Fakat akşama kadar ne bir yiyecek ne de bir içecek girebilir ağzına.

Gölgesinde baykuş grisi volkanik taşın, devasa

hemen üstümüzde kıyıda, güneşlendiğini seyrediyoruz kalenin,

tuhaf bir deniz yaratığı sanki suyun üstünde yüzen.

Bir karabatak hızla balık avlıyor, tutturamasa da

avı suyun içinden ışıldıyor hâlâ. 

Berrak sığ sularda tek kıskaçlı bir yengeç 

yiyecek arıyor açarak yolunu yosunlu taşlarda

ağzına doldurmak için. Küçük leylaklar açıyor

beton basamaklarda ve merak ediyoruz nasıl büyüyorlar,

ne toprak var ne de su, öylece açıyorlar.
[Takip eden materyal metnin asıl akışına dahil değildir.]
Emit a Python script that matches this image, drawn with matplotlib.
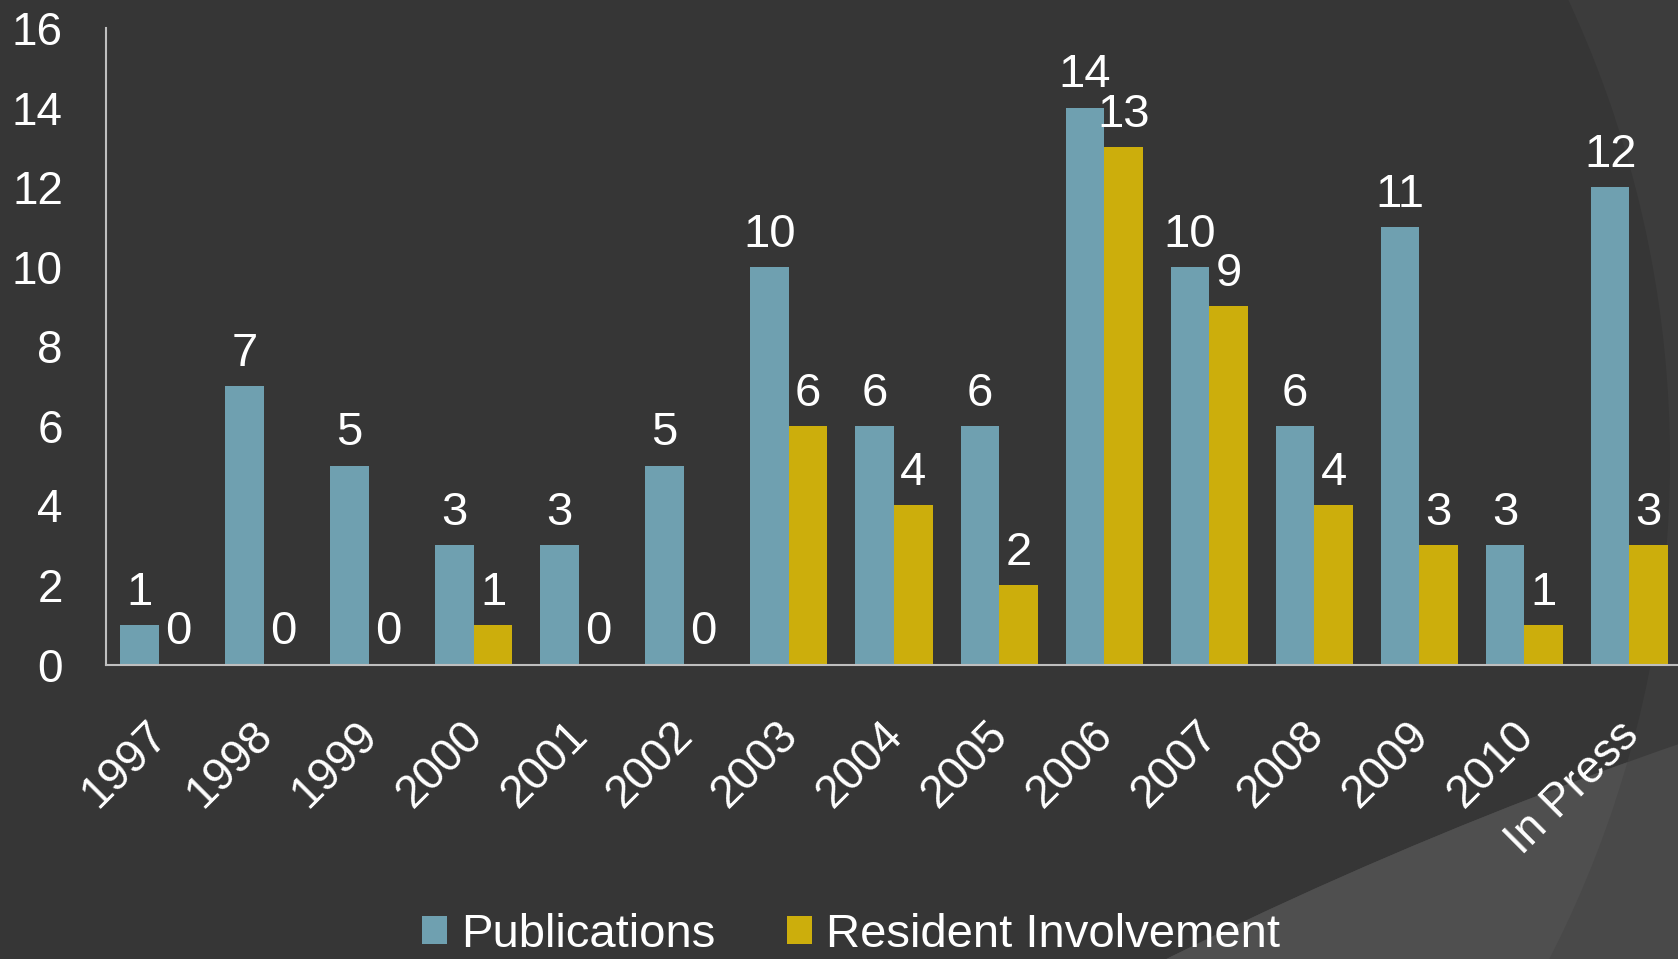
import numpy as np
import matplotlib.pyplot as plt
from matplotlib.patches import Circle
from matplotlib.transforms import ScaledTranslation

plt.rcParams['font.family'] = ['Liberation Sans', 'DejaVu Sans']

years = ['1997', '1998', '1999', '2000', '2001', '2002', '2003', '2004',
         '2005', '2006', '2007', '2008', '2009', '2010', 'In Press']
publications = [1, 7, 5, 3, 3, 5, 10, 6, 6, 14, 10, 6, 11, 3, 12]
resident = [0, 0, 0, 1, 0, 0, 6, 4, 2, 13, 9, 4, 3, 1, 3]

W, H = 1678, 959
fig = plt.figure(figsize=(W / 100, H / 100), dpi=100)
fig.patch.set_facecolor('#3c3c3c')

# slide background shapes, in display pixels (dpi 100)
big = Circle((578, H - 460), 1092, transform=None, facecolor='#363636',
             edgecolor='none', zorder=-3)
fig.patches.append(big)
low_out = Circle((3100, H - 4850), 4345, transform=None, facecolor='#494949',
                 edgecolor='none', zorder=-2)
fig.patches.append(low_out)
low_in = Circle((3100, H - 4850), 4345, transform=None, facecolor='#4f4f4f',
                edgecolor='none', zorder=-1)
low_in.set_clip_path(big)
fig.patches.append(low_in)

ax = fig.add_axes([106 / W, (H - 664.5) / H, 1576 / W, (664.5 - 28) / H])
ax.set_facecolor('none')

x = np.arange(len(years))
bw = 0.367
b1 = ax.bar(x - bw / 2, publications, bw, color='#6fa0b0', label='Publications')
b2 = ax.bar(x + bw / 2, resident, bw, color='#ccae0c', label='Resident Involvement')

for bars, vals in ((b1, publications), (b2, resident)):
    for b, v in zip(bars, vals):
        ax.annotate(str(v), (b.get_x() + b.get_width() / 2, v), xytext=(0, 14.5),
                    textcoords='offset points', ha='center', va='baseline',
                    color='white', fontsize=34)

ax.set_xlim(-0.5, len(years) - 0.5)
ax.set_ylim(0, 16)
ax.set_yticks(range(0, 17, 2))
ax.set_xticks(x)
ax.set_xticklabels(years, rotation=45, ha='right', rotation_mode='anchor')
ax.tick_params(axis='both', length=0, colors='white', labelsize=33)
ax.tick_params(axis='y', pad=31)
ax.tick_params(axis='x', pad=35)
shift = ScaledTranslation(-0.13, 0, fig.dpi_scale_trans)
for lab in ax.get_xticklabels():
    lab.set_transform(lab.get_transform() + shift)

for s in ('top', 'right'):
    ax.spines[s].set_visible(False)
for s in ('left', 'bottom'):
    ax.spines[s].set_color('#bfbfbf')
    ax.spines[s].set_linewidth(1.5)

fig.legend(handles=[b1, b2], loc='center', bbox_to_anchor=(851 / W, 1 - 935 / H),
           ncol=2, frameon=False, fontsize=34, labelcolor='white',
           handlelength=0.53, handleheight=0.53, handletextpad=0.3,
           columnspacing=1.5, borderpad=0.1)

fig.savefig('out.png', dpi=100, facecolor=fig.get_facecolor())
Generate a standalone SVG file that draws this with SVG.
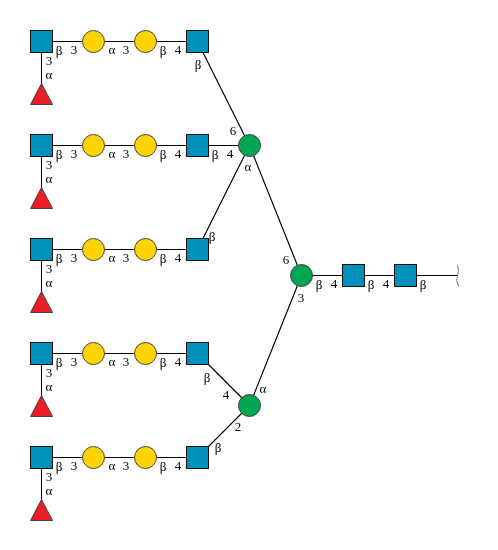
<svg xmlns="http://www.w3.org/2000/svg" width="498" height="550" viewBox="0 0 498 550">
<style>
.s{fill:#0090bc;stroke:#111;stroke-width:1}
.g{fill:#ffd400;stroke:#444;stroke-width:1}
.m{fill:#00a651;stroke:#444;stroke-width:1}
.t{fill:#ed1c24;stroke:#444;stroke-width:1}
.l{stroke:#000;stroke-width:1;fill:none}
.d{stroke:#000;stroke-width:1.2;fill:none}
.q{stroke:#777;stroke-width:1;fill:none}
text{font-family:"Liberation Serif","DejaVu Serif",serif;font-size:13px;fill:#000;text-anchor:middle}
</style>
<defs>
<rect id="sq" class="s" x="-11" y="-11" width="22" height="22"/>
<circle id="ga" class="g" cx="0" cy="0" r="11"/>
<circle id="ma" class="m" cx="0" cy="0" r="11"/>
<polygon id="tr" class="t" points="0,-11 11,10 -11,10"/>
<filter id="gray" x="0" y="0" width="1" height="1" filterUnits="objectBoundingBox" color-interpolation-filters="sRGB"><feOffset dx="0" dy="0"/></filter>
</defs>
<rect width="498" height="550" fill="#fff"/>
<g transform="translate(0.5 0.5)">
<g id="connectors">
<path class="l" d="M41 41H197M41 41V94M41 145H249M41 145V198M41 249H197M41 249V302M41 353H197M41 353V406M41 457H197M41 457V510"/>
<path class="d" d="M197 41L249 145L197 249M249 145L301 275L249 405M197 353L249 405L197 457"/>
<path class="l" d="M301 275H457"/>
<path class="q" d="M457 265Q459 270 457 275Q455 280 458 286"/>
</g>
<g id="n1a"><use href="#sq" x="41" y="41"/></g><g id="n1b"><use href="#ga" x="93" y="41"/></g><g id="n1c"><use href="#ga" x="145" y="41"/></g><g id="n1d"><use href="#sq" x="197" y="41"/></g><g id="n1e"><use href="#tr" x="41" y="94"/></g>
<g id="n2a"><use href="#sq" x="41" y="145"/></g><g id="n2b"><use href="#ga" x="93" y="145"/></g><g id="n2c"><use href="#ga" x="145" y="145"/></g><g id="n2d"><use href="#sq" x="197" y="145"/></g><g id="n2e"><use href="#tr" x="41" y="198"/></g>
<g id="n3a"><use href="#sq" x="41" y="249"/></g><g id="n3b"><use href="#ga" x="93" y="249"/></g><g id="n3c"><use href="#ga" x="145" y="249"/></g><g id="n3d"><use href="#sq" x="197" y="249"/></g><g id="n3e"><use href="#tr" x="41" y="302"/></g>
<g id="n4a"><use href="#sq" x="41" y="353"/></g><g id="n4b"><use href="#ga" x="93" y="353"/></g><g id="n4c"><use href="#ga" x="145" y="353"/></g><g id="n4d"><use href="#sq" x="197" y="353"/></g><g id="n4e"><use href="#tr" x="41" y="406"/></g>
<g id="n5a"><use href="#sq" x="41" y="457"/></g><g id="n5b"><use href="#ga" x="93" y="457"/></g><g id="n5c"><use href="#ga" x="145" y="457"/></g><g id="n5d"><use href="#sq" x="197" y="457"/></g><g id="n5e"><use href="#tr" x="41" y="510"/></g>
<g id="man1"><use href="#ma" x="249" y="145"/></g>
<g id="man2"><use href="#ma" x="249" y="405"/></g>
<g id="man3"><use href="#ma" x="301" y="275"/></g>
<g id="core1"><use href="#sq" x="353" y="275"/></g>
<g id="core2"><use href="#sq" x="405" y="275"/></g>
</g>
<g id="labels" filter="url(#gray)">
<g id="row1"><text x="59" y="55">β</text><text x="74" y="54">3</text><text x="112" y="54">α</text><text x="126" y="54">3</text><text x="163" y="55">β</text><text x="178" y="54">4</text><text x="49" y="65">3</text><text x="49" y="79">α</text></g>
<g id="row2"><text x="59" y="159">β</text><text x="74" y="158">3</text><text x="112" y="158">α</text><text x="126" y="158">3</text><text x="163" y="159">β</text><text x="178" y="158">4</text><text x="49" y="169">3</text><text x="49" y="183">α</text></g>
<g id="row3"><text x="59" y="263">β</text><text x="74" y="262">3</text><text x="112" y="262">α</text><text x="126" y="262">3</text><text x="163" y="263">β</text><text x="178" y="262">4</text><text x="49" y="273">3</text><text x="49" y="287">α</text></g>
<g id="row4"><text x="59" y="367">β</text><text x="74" y="366">3</text><text x="112" y="366">α</text><text x="126" y="366">3</text><text x="163" y="367">β</text><text x="178" y="366">4</text><text x="49" y="377">3</text><text x="49" y="391">α</text></g>
<g id="row5"><text x="59" y="471">β</text><text x="74" y="470">3</text><text x="112" y="470">α</text><text x="126" y="470">3</text><text x="163" y="471">β</text><text x="178" y="470">4</text><text x="49" y="481">3</text><text x="49" y="495">α</text></g>
<text x="198" y="69">β</text><text x="233" y="135">6</text><text x="215" y="159">β</text><text x="230" y="158">4</text><text x="248" y="171">α</text>
<text x="212" y="241">β</text><text x="286" y="264">6</text><text x="319" y="289">β</text><text x="334" y="288">4</text><text x="371" y="289">β</text><text x="386" y="288">4</text><text x="423" y="289">β</text><text x="301" y="302">3</text>
<text x="207" y="382">β</text><text x="226" y="399">4</text><text x="263" y="393">α</text><text x="238" y="431">2</text><text x="218" y="452">β</text>
</g>
</svg>
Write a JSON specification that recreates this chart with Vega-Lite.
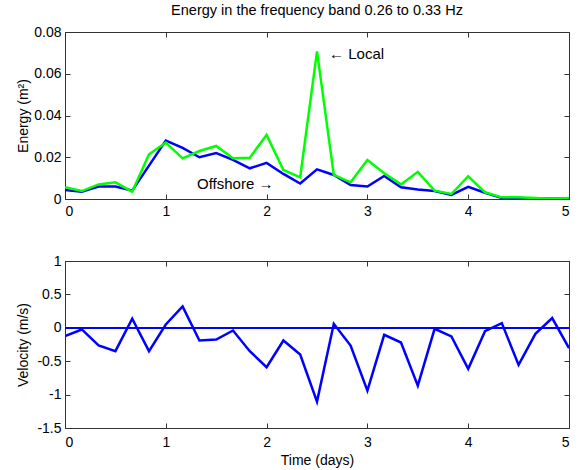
{
  "$schema": "https://vega.github.io/schema/vega-lite/v6.json",
  "background": "white",
  "padding": {"left": 16, "top": 2, "right": 13, "bottom": 5},
  "bounds": "flush",
  "spacing": 62,
  "config": {
    "font": "Liberation Sans",
    "view": {"stroke": "#333333", "strokeWidth": 1},
    "axis": {
      "grid": false,
      "domain": false,
      "tickSize": -5,
      "tickColor": "#333333",
      "labelFont": "Liberation Sans",
      "labelFontSize": 14,
      "labelColor": "black",
      "labelPadding": 9,
      "titleFont": "Liberation Sans",
      "titleFontSize": 14,
      "titleFontWeight": "normal",
      "titleColor": "black"
    },
    "title": {"font": "Liberation Sans", "fontSize": 14.5, "fontWeight": "normal", "color": "black"}
  },
  "datasets": {
    "series": [
      {"t": 0.0, "local": 0.0056, "offshore": 0.0043, "vel": -0.125},
      {"t": 0.1667, "local": 0.0038, "offshore": 0.0035, "vel": -0.025},
      {"t": 0.3333, "local": 0.007, "offshore": 0.006, "vel": -0.265},
      {"t": 0.5, "local": 0.008, "offshore": 0.006, "vel": -0.35},
      {"t": 0.6667, "local": 0.0035, "offshore": 0.004, "vel": 0.135},
      {"t": 0.8333, "local": 0.0214, "offshore": 0.016, "vel": -0.35},
      {"t": 1.0, "local": 0.027, "offshore": 0.028, "vel": 0.05},
      {"t": 1.1667, "local": 0.0195, "offshore": 0.0245, "vel": 0.32},
      {"t": 1.3333, "local": 0.023, "offshore": 0.02, "vel": -0.19},
      {"t": 1.5, "local": 0.0254, "offshore": 0.022, "vel": -0.175},
      {"t": 1.6667, "local": 0.0195, "offshore": 0.0187, "vel": -0.04},
      {"t": 1.8333, "local": 0.0198, "offshore": 0.0147, "vel": -0.35},
      {"t": 2.0, "local": 0.0307, "offshore": 0.0173, "vel": -0.59},
      {"t": 2.1667, "local": 0.0139, "offshore": 0.012, "vel": -0.19},
      {"t": 2.3333, "local": 0.0104, "offshore": 0.0074, "vel": -0.4},
      {"t": 2.5, "local": 0.0707, "offshore": 0.0142, "vel": -1.105},
      {"t": 2.6667, "local": 0.0115, "offshore": 0.0115, "vel": 0.06},
      {"t": 2.8333, "local": 0.008, "offshore": 0.0067, "vel": -0.265},
      {"t": 3.0, "local": 0.0187, "offshore": 0.006, "vel": -0.94},
      {"t": 3.1667, "local": 0.0123, "offshore": 0.011, "vel": -0.105},
      {"t": 3.3333, "local": 0.007, "offshore": 0.0056, "vel": -0.22},
      {"t": 3.5, "local": 0.013, "offshore": 0.0046, "vel": -0.865},
      {"t": 3.6667, "local": 0.004, "offshore": 0.0038, "vel": -0.015},
      {"t": 3.8333, "local": 0.0024, "offshore": 0.002, "vel": -0.13},
      {"t": 4.0, "local": 0.0109, "offshore": 0.0058, "vel": -0.615},
      {"t": 4.1667, "local": 0.0032, "offshore": 0.003, "vel": -0.05},
      {"t": 4.3333, "local": 0.0008, "offshore": 0.0005, "vel": 0.07},
      {"t": 4.5, "local": 0.0008, "offshore": 0.0004, "vel": -0.555},
      {"t": 4.6667, "local": 0.0005, "offshore": 0.0003, "vel": -0.09},
      {"t": 4.8333, "local": 0.0001, "offshore": 0.0001, "vel": 0.145},
      {"t": 5.0, "local": 0.0005, "offshore": 0.0003, "vel": -0.305}
    ],
    "labels": [
      {"t": 2.62, "e": 0.0695, "label": "← Local"},
      {"t": 1.31, "e": 0.0071, "label": "Offshore →"}
    ]
  },
  "vconcat": [
    {
      "width": 504,
      "height": 167,
      "title": {"text": "Energy in the frequency band 0.26 to 0.33 Hz", "anchor": "middle", "frame": "group", "offset": 7},
      "layer": [
        {
          "data": {"name": "series"},
          "mark": {"type": "line", "color": "#0000ff", "strokeWidth": 2.5, "clip": true},
          "encoding": {
            "x": {"field": "t", "type": "quantitative", "scale": {"domain": [0, 5], "nice": false}, "axis": {"title": null, "values": [0, 1, 2, 3, 4, 5], "format": "d", "labelPadding": 10}},
            "y": {"field": "offshore", "type": "quantitative", "scale": {"domain": [0, 0.08], "nice": false}, "axis": {"title": "Energy (m²)", "values": [0, 0.02, 0.04, 0.06, 0.08], "labelExpr": "'' + datum.value", "titlePadding": 3}}
          }
        },
        {
          "data": {"name": "series"},
          "mark": {"type": "line", "color": "#00ff00", "strokeWidth": 2.5, "clip": true},
          "encoding": {
            "x": {"field": "t", "type": "quantitative", "axis": {"orient": "top", "labels": false, "title": null, "values": [0, 1, 2, 3, 4, 5]}},
            "y": {"field": "local", "type": "quantitative", "axis": {"orient": "right", "labels": false, "title": null, "values": [0, 0.02, 0.04, 0.06, 0.08]}}
          }
        },
        {
          "data": {"name": "labels"},
          "mark": {"type": "text", "align": "left", "baseline": "middle", "fontSize": 15, "font": "Liberation Sans", "color": "black"},
          "encoding": {
            "x": {"field": "t", "type": "quantitative", "axis": null},
            "y": {"field": "e", "type": "quantitative", "axis": null},
            "text": {"field": "label"}
          }
        }
      ],
      "resolve": {"axis": {"x": "independent", "y": "independent"}}
    },
    {
      "width": 504,
      "height": 167,
      "layer": [
        {
          "data": {"name": "series"},
          "mark": {"type": "rule", "color": "#0000ff", "strokeWidth": 0.8},
          "encoding": {
            "y": {"datum": 0, "type": "quantitative", "scale": {"domain": [-1.5, 1], "nice": false}, "axis": {"title": "Velocity (m/s)", "values": [-1.5, -1, -0.5, 0, 0.5, 1], "labelExpr": "'' + datum.value", "titlePadding": 6}}
          }
        },
        {
          "data": {"name": "series"},
          "mark": {"type": "line", "color": "#0000ff", "strokeWidth": 2.5, "clip": true},
          "encoding": {
            "x": {"field": "t", "type": "quantitative", "scale": {"domain": [0, 5], "nice": false}, "axis": {"title": "Time (days)", "values": [0, 1, 2, 3, 4, 5], "format": "d", "labelPadding": 12, "titlePadding": 4}},
            "y": {"field": "vel", "type": "quantitative", "axis": {"orient": "right", "labels": false, "title": null, "values": [-1.5, -1, -0.5, 0, 0.5, 1]}}
          }
        },
        {
          "data": {"name": "series"},
          "mark": {"type": "rule", "opacity": 0},
          "encoding": {
            "x": {"datum": 0, "type": "quantitative", "axis": {"orient": "top", "labels": false, "title": null, "values": [0, 1, 2, 3, 4, 5]}}
          }
        }
      ],
      "resolve": {"axis": {"x": "independent", "y": "independent"}}
    }
  ]
}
Sessizlik sarıyor çevremizi huzurlu bir rahatlıkla.

Uzun bir süre sonra ülkelerimizin savaşmasından,

bir başka el tarafından örülen bir desen getirdi

iki insanı bir araya kargaşayla dolu bir dünyanın içinden,

birleştirdi çıkarıp farklılıklarından, ama aynı kumaştan.

Bir meşe getiriyorum sana İrlanda kurşunundan as diye boynuna,

bilmiyordum oysa o mükemmel biçimli ağaç,

meşe ağacı, senin en sevdiğin ağaçmış adada.

Tam da pazarda aradığım şarap kırmızısı 

bir örtü veriyorsun bana İrlanda’daki evim için,

evlendiğinde annenin altın nakışla işlediği.

Katlanıyor huzur. Bir anlık sessizlik daha hemen öncesinde

ezanın, namaza çağrının. Günün sıcağı gül rengi cilası ile

parıltılar bırakıyor yanaklarımıza. Sükûnetle, başımı çevirip bekliyorum.

Robyn Rowland © Turkish Translations by Mehmet Ali Çelikel ©

From Under This Saffron Sun, (Knocknarone Press, 2019)

T.E: Sorularımızı bitirirken şiire ilgi duyanlara, şiir okumaya ve özellikle yazmaya ve şiir yazmak isteyenlere önerileriniz nelerdir?

R.R: Hisleriniz için canlı olun. Hayatı teninizde tadın, koklayın, hissedin; rengi, hareketi fark edin, hayatı zihninizle olduğu kadar kalbinizle de hissedin. Metaforun dönüştürücü gücünü öğrenin. Dikkat edin, dinleyin, gözlemleyin, kaydedin. Meraklı olun, tanık olun, insanları dinleyin. Ve şiir, roman, tarih, hatta gazete okuyun! Her şey hikâyeyi size getirecektir.

T.E: Bu tarih zenginliğinin iki ülke arasındaki kültürel bir diyalog için bir fırsat olduğunu ve dünya barışını güçlendireceğini düşünüyorum. Siz de kitaplarınızla buna en büyük katkıyı sağlayanlardan birisiniz. Teşekkür ederim.